From City Pages, March 19-26, 2015 Issue
The land that Whitefeather Organics now occupies didn’t have a single building on it when Tony Miller and his wife, Laura, started their farm in 2006. The young couple lived in a white canvas tee-pee pitched on the land about 5 miles east of Stevens Point, working at various half-time jobs while spending the rest of their hours prepping soil, planting and harvesting vegetables.
It’s now a success by farming standards. Neither Miller nor his wife need to work those outside jobs anymore. The couple recently bought a new greenhouse where they start plants destined for their tree-lined fields. They’ve added several buildings, including a house so they can finally call the farm home without essentially camping on the land.
The Miller’s story is starting to become a more common one. While the number of conventional farms continues to decrease in the state, Wisconsin is seeing more and more new organic farms. These operations tend to find new ways to engage their customers and bring in business.

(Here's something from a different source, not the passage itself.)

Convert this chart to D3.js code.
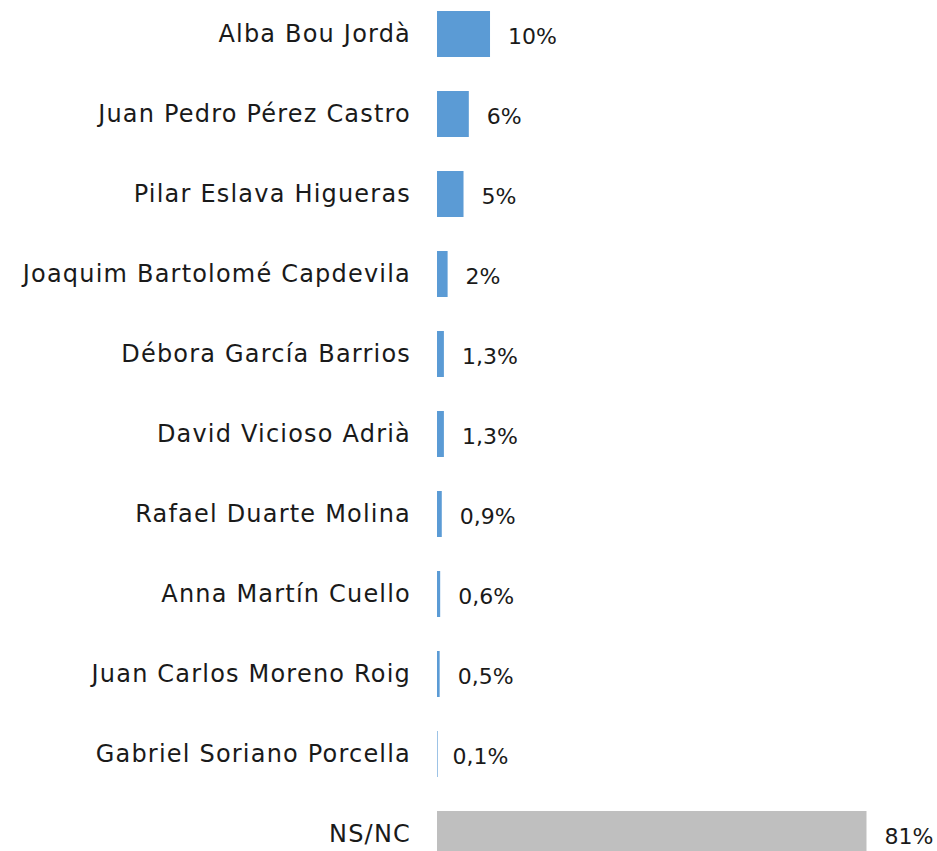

There seems to be no end in sight to the increase of organic or naturally-raised food sales; the demand is there and new farmers every year are jumping in to meet that demand. …
Wisconsin has about 12,000 dairy farms, but each year about 500 close down for various reasons, a big on being that the younger generation just isn’t taking over these businesses.
One Wisconsin program is hoping to grow the numbers of young dairy farmers, organic or otherwise. The Wisconsin Dairy Grazing apprenticeship, established in 2010, trains new recruits up to a master’s degree through a combination of university classroom work and real experience on as many as 28 dairy farms throughout the state. The program has 12 apprentices now, with 60 awaiting placement, according to the program’s website. Four people have completed the program and are full-journey dairy grazers.